The American Fintech Council (AFC) has expressed significant concerns regarding a proposed remittance tax in the budget reconciliation bill. The AFC, which represents fintech companies and innovative banks, sent a letter to congressional leaders urging them to reconsider the tax. The letter was addressed to Senate Finance Committee Chairman Mike Crapo (R-ID), House Ways and Means Committee Chairman Jason Smith (R-MO), and Ranking Members Ron Wyden (D-OR) and Richard Neal (D-MA).
Phil Goldfeder, CEO of the AFC, stated that "this tax would put pressure on grocers, pharmacies, and other small businesses that provide remittance services, threatening to raise costs for consumers well beyond those who send money abroad." He emphasized the need for Congress to collaborate with financial innovators, regulators, and consumer advocates to modernize payment systems.
The AFC highlighted that the proposed tax conflicts with state-level efforts to streamline remittance regulations. More than 25 states have adopted the Conference of State Bank Supervisors’ Money Transmission Modernization Act (MTMA), which AFC supports as a model for effective oversight. The council also warned that such taxes could drive consumers towards riskier options that undermine anti-money laundering efforts.
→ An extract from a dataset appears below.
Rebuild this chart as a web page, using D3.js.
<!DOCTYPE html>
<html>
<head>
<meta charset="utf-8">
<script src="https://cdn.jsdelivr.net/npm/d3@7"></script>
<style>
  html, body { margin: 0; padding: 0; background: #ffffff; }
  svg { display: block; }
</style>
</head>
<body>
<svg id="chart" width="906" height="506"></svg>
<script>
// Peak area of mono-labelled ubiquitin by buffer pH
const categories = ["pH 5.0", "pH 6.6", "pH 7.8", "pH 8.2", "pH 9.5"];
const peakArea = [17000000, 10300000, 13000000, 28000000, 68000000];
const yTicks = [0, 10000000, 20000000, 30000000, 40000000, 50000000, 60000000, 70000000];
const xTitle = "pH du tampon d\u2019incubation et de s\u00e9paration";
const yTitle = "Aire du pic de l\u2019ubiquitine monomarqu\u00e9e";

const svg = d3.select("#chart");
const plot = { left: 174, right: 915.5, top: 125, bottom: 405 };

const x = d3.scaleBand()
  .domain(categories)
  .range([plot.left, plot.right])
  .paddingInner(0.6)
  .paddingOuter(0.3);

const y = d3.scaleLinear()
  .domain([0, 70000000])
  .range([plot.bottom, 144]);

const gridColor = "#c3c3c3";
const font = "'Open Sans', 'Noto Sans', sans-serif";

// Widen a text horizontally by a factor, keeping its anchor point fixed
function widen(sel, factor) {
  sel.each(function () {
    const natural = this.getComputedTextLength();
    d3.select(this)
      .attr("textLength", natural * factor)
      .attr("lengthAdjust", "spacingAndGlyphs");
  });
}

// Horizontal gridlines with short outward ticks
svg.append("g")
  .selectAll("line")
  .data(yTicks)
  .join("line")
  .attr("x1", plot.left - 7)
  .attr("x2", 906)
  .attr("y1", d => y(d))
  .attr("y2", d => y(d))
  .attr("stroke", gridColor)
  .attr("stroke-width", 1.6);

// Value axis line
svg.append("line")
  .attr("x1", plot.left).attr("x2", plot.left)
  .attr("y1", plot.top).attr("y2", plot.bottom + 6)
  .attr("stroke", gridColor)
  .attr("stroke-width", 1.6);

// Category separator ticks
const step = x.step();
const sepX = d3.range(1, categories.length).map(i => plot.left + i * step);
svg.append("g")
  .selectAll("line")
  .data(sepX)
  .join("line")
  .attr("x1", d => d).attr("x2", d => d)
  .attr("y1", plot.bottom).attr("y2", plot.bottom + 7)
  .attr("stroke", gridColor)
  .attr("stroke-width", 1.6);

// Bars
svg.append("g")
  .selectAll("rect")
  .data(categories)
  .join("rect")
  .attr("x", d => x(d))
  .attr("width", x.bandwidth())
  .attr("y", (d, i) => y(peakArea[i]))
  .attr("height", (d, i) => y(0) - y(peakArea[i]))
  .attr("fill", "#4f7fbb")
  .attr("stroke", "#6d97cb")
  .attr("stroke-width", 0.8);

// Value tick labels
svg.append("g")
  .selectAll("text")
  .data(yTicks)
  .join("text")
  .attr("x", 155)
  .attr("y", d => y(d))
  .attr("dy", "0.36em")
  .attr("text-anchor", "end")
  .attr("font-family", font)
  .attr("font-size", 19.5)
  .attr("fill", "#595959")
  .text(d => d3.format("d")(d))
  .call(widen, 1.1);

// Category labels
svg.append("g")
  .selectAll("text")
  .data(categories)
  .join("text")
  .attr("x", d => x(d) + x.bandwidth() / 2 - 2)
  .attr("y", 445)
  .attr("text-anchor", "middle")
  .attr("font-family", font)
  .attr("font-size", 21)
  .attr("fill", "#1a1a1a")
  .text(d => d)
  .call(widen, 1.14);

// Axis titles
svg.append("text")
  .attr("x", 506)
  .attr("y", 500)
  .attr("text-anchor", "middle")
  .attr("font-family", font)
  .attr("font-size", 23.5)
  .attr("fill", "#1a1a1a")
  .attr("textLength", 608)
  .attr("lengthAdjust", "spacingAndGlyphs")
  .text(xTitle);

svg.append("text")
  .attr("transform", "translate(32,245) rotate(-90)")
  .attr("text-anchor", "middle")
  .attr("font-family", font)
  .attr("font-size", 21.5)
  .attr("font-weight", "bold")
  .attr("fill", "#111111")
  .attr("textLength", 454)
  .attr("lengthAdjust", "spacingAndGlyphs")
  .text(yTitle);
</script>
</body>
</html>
Ian P. Moloney, AFC’s Senior Vice President and Head of Policy and Regulatory Affairs, noted that "taxing remittances is not just bad policy – it’s counterproductive." He pointed out that state-level experiences show these taxes push consumers into informal channels, complicating anti-money laundering efforts.
The AFC cited a 2016 U.S. Government Accountability Office report indicating that similar taxes reduced legal remittance volumes while increasing unregulated transactions. They cautioned against layering federal taxes on top of state regulations due to potential compliance cost increases for providers.
As an organization focused on promoting transparent financial systems through responsible innovation, the AFC continues its advocacy against measures they believe could harm consumers and small businesses while creating regulatory uncertainty.